所論緒論 20141105 新たな官民連携でGDPを増やす

所論緒論 20141105 新たな官民連携でGDPを増やす

去る9月20-21日にケアンズでG20が開催された。わが国のマスコミは、この会合に殆ど注目しなかったが、世界的な公共投資の政策であるグローバル・インフラストラクチャー・イニシアチブ」(GII)がこの会合で合意されたことは注目に値する。今回のG20では、今年2月にシドニーでのG20で決めた「世界経済を新たに2%成長させる目標の達成」に向けて、各国が合計900件の成長戦略を持ち寄った。国際通貨基金(IMF)によれば、これらを実施すれば、1.8%の経済成長の押上にめどが着くという。これらの成長戦略の27%(240件以上)は、インフラ関係のものであったことからも、上記のGIIの合意の重要性がわかる。

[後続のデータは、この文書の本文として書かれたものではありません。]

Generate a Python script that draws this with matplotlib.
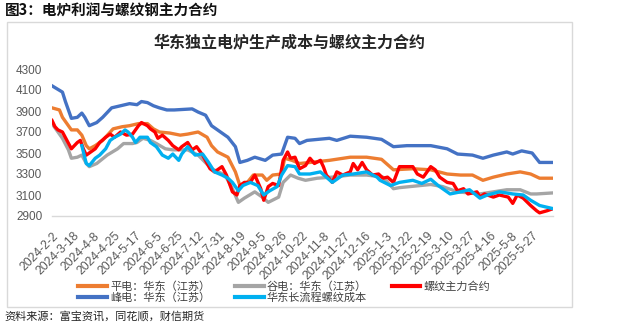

一方、これまでの日本のPFI事業、市場化テスト、指定管理者制度等は、ガラパゴス化した日本特有の官民連携でありGDPを減らしてしまう手法であった。民間ノウハウを活用して、投資額を削減したり、公務員を民間事業者の雇用者に切り替えることで人件費を削減したりする方法で、事業コストをライフサイクルで削減するためGDPが減ってしまうのである。2013年9月末までに、418件のPFI事業の推進によって約4.2兆円の公共事業が実施され、約8,000億円のVFMが生み出されたといわるが、殆どがBTO方式又は、割賦払いのBOT方式であるため、約4.2兆円の公的債務が増加し、約8,000億円のGDPを減らしてしまったということもできる。

1999年に導入されたPFIは、このように、新しいハコモノ施設を割賦手法で整備したため、14年間の推進の結果、適用できる施設がほとんど無くなってしまった。2011年に導入されたコンセッションは、新しい施設だけでなく、既に出来上がっているインフラ施設の運営まで民間に委託しようとするものである。このコンセッションの仕組みは、公共施設の所有権を公的主体が有したまま、利用料金の徴収権と施設の運営権を民間企業に移すという点では、今までの指定管理者制度とPFIを組み合わせた仕組みと同じであり、公務員による運営を民間事業者の雇用者に切り替えることで人件費の削減を求めている。つまり、さらなるGDPの削減につながりかねない。このようなGDPを縮小させるような政策立案は、シドニー合意に反する。このようなガラパゴス化した日本特有の官民連携手法を転換し、GDPを増加させる国際標準のPPPを活用するGIIに我が国もシフトすることが必要である。

GIIとは、インフラ事業と投資家を結びつける情報共有プラットフォームの構築や、各国のインフラ事業のデータベースを統合してひとつのデータベースを構築することで、投資家をインフラPPP事業と結びつける支援を行う政策である。また、GIIは、これまで行政が公債で負担していた公共インフラ投資を民間投資に切り替える政策であり、この政策によって、行政の債務を増やすことなく、事業性のある民間による公共インフラ事業を新たに構築することによってGDPを引き上げる仕組みである。

このGIIの仕組みに我が国も賛同し、民間投資を活用して、日本が国際的に強みを持ち、将来グローバル市場として成長が見込まれる分野の社会インフラを整備し、国際展開を促進することが重要である。新興国のインフラ整備分野は、毎年約3.7兆ドルの世界需要があるのに対して、実際のインフラ投資は毎年2.7兆ドルしかなく、そのため毎年1兆ドルの投資不足が生じているという。この投資不足分を新興国国内外の民間投資で賄うことが求められている。我が国の民間投資促進戦略を適用する分野はここにある。

11月のG20では、我が国もGDPを引き上げるための、民間投資を促進する提案を提示する必要がある。例えば、JBIC・JICA・ADB等の国際開発金融機関の協調融資や無償援助に、民間金融機関の融資や、GPIFや保険会社からの長期投融資を組み合わせて、途上国のインフラ投資を活性化する民間投資を促進する新たな仕組みを検討する提案等を我が国から提示できるはずだ。